Because of the calm, welcoming environment of Itching to Stitch, each member has been willing to dedicate a free period to the club. Students are welcome to eat, talk, and listen to music as they teach each other and learn how to knit. “It turned out a lot of people at Bard knew how to knit and Itching to Stitch brought something out in them, a sort of rekindling. It’s been a really long time since I’ve seen passion like that about creating things and it was a really great thing to see,” says Lily Gordon, Y1. Additionally, there has been the possibility of doing a Knitathon to raise awareness, a mix of money-raising and artistic expression as a way to unify the school. “I think that’s what’s so incredible about this club.
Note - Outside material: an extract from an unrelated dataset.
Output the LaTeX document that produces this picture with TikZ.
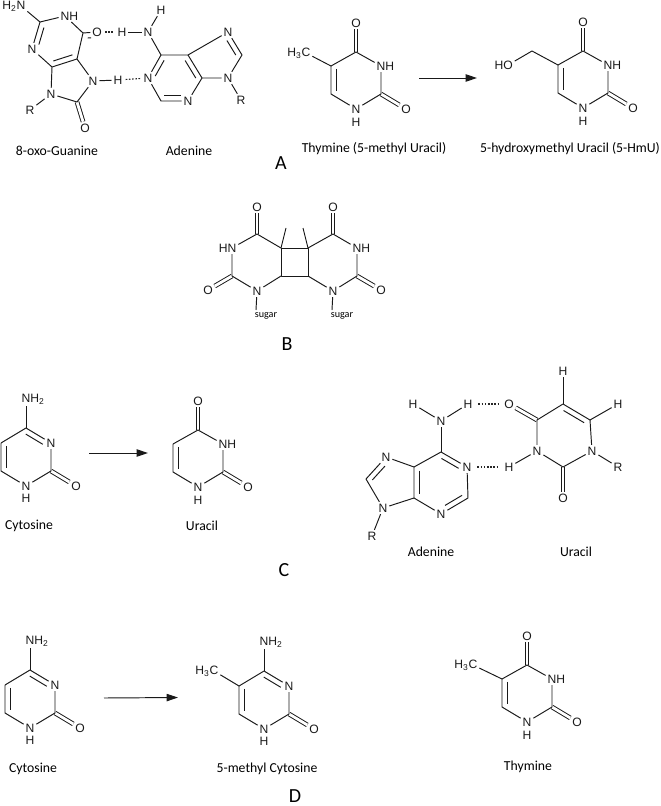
\documentclass[tikz,border=0pt]{standalone}
\usepackage{fontspec}
\setmainfont{Liberation Sans}
\newfontfamily\capfont{Carlito}
\usetikzlibrary{calc,arrows.meta}
\tikzset{
 bond/.style={line width=.72pt,line join=round,draw=black!90},
 dbond/.style={line width=.7pt,double,double distance=2.1pt,draw=black!90},
 hbond/.style={line width=.8pt,dash pattern=on 1.2pt off 1.2pt,shorten >=1pt,shorten <=1pt,draw=black!85},
 atom/.style={font=\fontsize{9.1pt}{10pt}\selectfont,inner sep=1.3pt,text=black!90},
 caption/.style={font=\capfont\fontsize{10.3pt}{12pt}\selectfont,inner sep=0pt,text=black},
 panel/.style={font=\capfont\fontsize{15pt}{17pt}\selectfont,inner sep=0pt,text=black},
 tiny/.style={font=\capfont\fontsize{7.6pt}{9pt}\selectfont,inner sep=0pt,text=black},
 react/.style={line width=.72pt,draw=black!90,-{Triangle[length=8.5pt,width=5.5pt]}}
}
\newcommand\dbl[4]{\draw[bond] ($(#1)!#3!(#2)!4pt!90:(#2)$) -- ($(#2)!#4!(#1)!4pt!-90:(#1)$);}
\newcommand\hh{H\textsubscript{2}}
\newcommand\hhh{H\textsubscript{3}}
\newcommand\uraring[3]{%
\begin{scope}[shift={(#2,#3)}]
 \coordinate (#1c4) at (0,0);
 \node[atom] (#1o4) at (0,-29) {O};
 \node[atom] (#1n3) at (25,14) {N\rlap{H}};
 \coordinate (#1c2) at (25,42);
 \node[atom] (#1o2) at (50,57) {O};
 \node[atom] (#1n1) at (0,57) {N};
 \node[atom] (#1h1) at (0,70) {H};
 \coordinate (#1c6) at (-25,42);
 \coordinate (#1c5) at (-25,14);
 \draw[dbond] (#1c4)--(#1o4);
 \draw[dbond] (#1c2)--(#1o2);
 \draw[bond] (#1c5)--(#1c4)--(#1n3)--(#1c2)--(#1n1)--(#1c6)--(#1c5);
 \dbl{#1c5}{#1c6}{.1}{.1}
\end{scope}}
\newcommand\cytring[3]{%
\begin{scope}[shift={(#2,#3)}]
 \coordinate (#1c4) at (0,0);
 \node[atom] (#1n4) at (0,-29) {N\rlap{\hh}};
 \node[atom] (#1n3) at (25,15) {N};
 \coordinate (#1c2) at (25,43);
 \node[atom] (#1o2) at (50,58) {O};
 \node[atom] (#1n1) at (0,58) {N};
 \node[atom] (#1h1) at (0,70) {H};
 \coordinate (#1c6) at (-25,43);
 \coordinate (#1c5) at (-25,15);
 \draw[dbond] (#1c2)--(#1o2);
 \draw[bond] (#1n4)--(#1c4);
 \draw[bond] (#1c5)--(#1c4)--(#1n3)--(#1c2)--(#1n1)--(#1c6)--(#1c5);
 \dbl{#1c5}{#1c6}{.1}{.1}
 \dbl{#1n3}{#1c4}{.22}{.1}
\end{scope}}
\begin{document}
\begin{tikzpicture}[x=.75pt,y=-.75pt]
\useasboundingbox (0,0) rectangle (660,806);
%% ---- A: 8-oxo-guanine
\node[atom] (gn2) at (21,6) {\llap{\hh}N};
\coordinate (gc2) at (40,22);
\node[atom] (gn1) at (65,16) {N\rlap{H}};
\coordinate (gc6) at (83,33);
\node[atom] (go6) at (97,32) {O};
\coordinate (gc5) at (77,59);
\coordinate (gc4) at (52,67);
\node[atom] (gn3) at (32,49) {N};
\node[atom] (gn9) at (51,94) {N};
\node[atom] (gr) at (30,110) {R};
\node[atom] (gn7) at (93,81) {N};
\coordinate (gc8) at (77,102);
\node[atom] (go8) at (85,128) {O};
\node[atom] (gh7) at (118,80) {H};
\draw[dbond] (gc8)--(go8);
\draw[bond] (gn2)--(gc2)--(gn1)--(gc6)--(gc5)--(gc4)--(gn3)--(gc2);
\draw[bond] (gc6)--(go6);
\dbl{go6}{gc6}{.45}{.3}
\dbl{gc4}{gc5}{.12}{.12}
\dbl{gc2}{gn3}{.15}{.22}
\draw[bond] (gc4)--(gn9)--(gc8)--(gn7)--(gc5);
\draw[bond] (gn9)--(gr);
\draw[bond] (gn7)--(gh7);
%% adenine
\node[atom] (an6) at (148,32) {N};
\node[atom] (ah1) at (161,10) {H};
\node[atom] (ah2) at (122,32) {H};
\coordinate (ac6) at (161,55);
\node[atom] (an1) at (148,78) {N};
\coordinate (ac2) at (161,101);
\node[atom] (an3) at (188,101) {N};
\coordinate (ac4) at (202,78);
\coordinate (ac5) at (188,55);
\node[atom] (an7) at (228,32) {N};
\coordinate (ac8) at (242,55);
\node[atom] (an9) at (228,78) {N};
\node[atom] (ar) at (241,100) {R};
\draw[bond] (an6)--(ah1); \draw[bond] (an6)--(ah2); \draw[bond] (an6)--(ac6);
\draw[bond] (ac6)--(an1)--(ac2)--(an3)--(ac4)--(ac5)--(ac6);
\draw[bond] (ac5)--(an7)--(ac8)--(an9)--(ac4);
\draw[bond] (an9)--(ar);
\dbl{ac6}{an1}{.12}{.2}
\dbl{ac2}{an3}{.12}{.25}
\dbl{ac4}{ac5}{.12}{.12}
\dbl{ac8}{an7}{.12}{.25}
\draw[hbond] (go6)--(ah2);
\draw[hbond] (gh7)--(an1);
\node[caption] (l1) at (57,151) {8-oxo-Guanine};
\node[caption] (l2) at (189,151) {Adenine};
%% thymine, HmU
\uraring{t}{356}{52}
\node[atom] (tme) at (306,53) {\llap{\hhh}C};
\draw[bond] (tme)--(tc5);
\coordinate (ar1s) at (419,78);
\coordinate (ar1e) at (477,78);
\draw[react] (ar1s)--(ar1e);
\uraring{u}{583}{51}
\coordinate (uch) at (532,51);
\node[atom] (uoh) at (508,65) {\llap{H}O};
\draw[bond] (uoh)--(uch)--(uc5);
\node[caption] (l3) at (374,149) {Thymine (5-methyl Uracil)};
\node[caption] (l4) at (570,149) {5-hydroxymethyl Uracil (5-HmU)};
\node[panel] (pa) at (281,163) {A};
%% ---- B: dimer
\coordinate (d1) at (281,248);
\coordinate (d2) at (308,248);
\coordinate (d3) at (281,276);
\coordinate (d4) at (308,276);
\coordinate (lc4) at (257,234);
\node[atom] (lo4) at (257,207) {O};
\node[atom] (ln3) at (232,248) {\llap{H}N};
\coordinate (lc2) at (232,276);
\node[atom] (lo2) at (208,290) {O};
\node[atom] (ln1) at (257,291) {N};
\coordinate (rc4) at (333,234);
\node[atom] (ro4) at (333,207) {O};
\node[atom] (rn3) at (357,248) {N\rlap{H}};
\coordinate (rc2) at (357,276);
\node[atom] (ro2) at (381,290) {O};
\node[atom] (rn1) at (333,291) {N};
\coordinate (me1) at (286,228);
\coordinate (me2) at (303,228);
\coordinate (s1) at (256,310);
\coordinate (s2) at (332,310);
\draw[dbond] (lc4)--(lo4);
\draw[dbond] (lc2)--(lo2);
\draw[dbond] (rc4)--(ro4);
\draw[dbond] (rc2)--(ro2);
\draw[bond] (d1)--(d2)--(d4)--(d3)--cycle;
\draw[bond] (d1)--(lc4)--(ln3)--(lc2)--(ln1)--(d3);
\draw[bond] (d2)--(rc4)--(rn3)--(rc2)--(rn1)--(d4);
\draw[bond] (d1)--(me1);
\draw[bond] (d2)--(me2);
\draw[bond] (ln1)--(s1);
\draw[bond] (rn1)--(s2);
\node[tiny] (s1t) at (266,316) {sugar};
\node[tiny] (s2t) at (342,316) {sugar};
\node[panel] (pb) at (287,344) {B};
%% ---- C
\cytring{c}{26}{428}
\node[caption] (l5) at (29,526) {Cytosine};
\coordinate (ar2s) at (89,453);
\coordinate (ar2e) at (148,453);
\draw[react] (ar2s)--(ar2e);
\uraring{v}{198}{430}
\node[caption] (l6) at (202,526) {Uracil};
\node[panel] (pc) at (284,570) {C};
% adenine
\node[atom] (bh1) at (413,404) {H};
\node[atom] (bn6) at (441,421) {N};
\node[atom] (bh2) at (468,404) {H};
\coordinate (bc6) at (441,452);
\node[atom] (bn1) at (467,467) {N};
\coordinate (bc2) at (468,498);
\node[atom] (bn3) at (441,514) {N};
\coordinate (bc4) at (414,498);
\coordinate (bc5) at (414,467);
\node[atom] (bn7) at (386,457) {N};
\coordinate (bc8) at (366,479);
\node[atom] (bn9) at (383,508) {N};
\node[atom] (br) at (372,536) {R};
\draw[bond] (bn6)--(bh1); \draw[bond] (bn6)--(bh2); \draw[bond] (bn6)--(bc6);
\draw[bond] (bc6)--(bn1)--(bc2)--(bn3)--(bc4)--(bc5)--(bc6);
\draw[bond] (bc5)--(bn7)--(bc8)--(bn9)--(bc4);
\draw[bond] (bn9)--(br);
\dbl{bn1}{bc6}{.22}{.12}
\dbl{bn3}{bc2}{.25}{.12}
\dbl{bc5}{bc4}{.12}{.12}
\dbl{bn7}{bc8}{.25}{.12}
% uracil pair
\node[atom] (wo4) at (509,404) {O};
\coordinate (wc4) at (537,420);
\node[atom] (wn3) at (537,451) {N};
\node[atom] (wh3) at (509,467) {H};
\coordinate (wc2) at (563,467);
\node[atom] (wo2) at (563,498) {O};
\node[atom] (wn1) at (592,451) {N};
\coordinate (wc6) at (590,420);
\coordinate (wc5) at (563,404);
\node[atom] (wh5) at (563,371) {H};
\node[atom] (wh6) at (618,404) {H};
\node[atom] (wr) at (618,467) {R};
\draw[dbond] (wc4)--(wo4);
\draw[dbond] (wc2)--(wo2);
\draw[bond] (wc5)--(wc4)--(wn3)--(wc2)--(wn1)--(wc6)--(wc5);
\draw[bond] (wc5)--(wh5);
\draw[bond] (wc6)--(wh6);
\draw[bond] (wn1)--(wr);
\draw[bond] (wn3)--(wh3);
\dbl{wc6}{wc5}{.12}{.12}
\draw[hbond,shorten >=3pt,shorten <=3pt] (bh2)--(wo4);
\draw[hbond,shorten >=3pt,shorten <=3pt] (bn1)--(wh3);
\node[caption] (l7) at (431,552) {Adenine};
\node[caption] (l8) at (576,552) {Uracil};
%% ---- D
\cytring{e}{30}{670}
\node[caption] (l9) at (33,769) {Cytosine};
\coordinate (ar3s) at (104,698);
\coordinate (ar3e) at (178,697.5);
\draw[react] (ar3s)--(ar3e);
\cytring{f}{264}{671}
\node[atom] (fme) at (214,671) {\llap{\hhh}C};
\draw[bond] (fme)--(fc5);
\node[caption] (l10) at (267,769) {5-methyl Cytosine};
\node[panel] (pd) at (295,796.5) {D};
\uraring{x}{527}{665}
\node[atom] (xme) at (473,665) {\llap{\hhh}C};
\draw[bond] (xme)--(xc5);
\node[caption] (l11) at (528,767) {Thymine};
\end{tikzpicture}
\end{document}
It really unifies our school in a community that we didn’t used to have,” continues Lily.  Zoe Fruchter, Y1, adds, “It’s been unbelievable and insanely cool to see people knitting all over BHSEC since the club started up. People in the library, in classes and even on the subway are knitting and crocheting and I think that the club contributes not only to Sue Rock, but also to the BHSEC community.”

Itching to Stitch currently meets Fridays, 5th period in room 412, and an additional meeting time is in the works. Even if you cannot make the current meeting times, you can still check out yarn to knit during free periods by contacting Dr. Marion. Itching to Stitch provides a way to better yourself by relieving stress, and a way to better your community by donating to survivors of domestic abuse.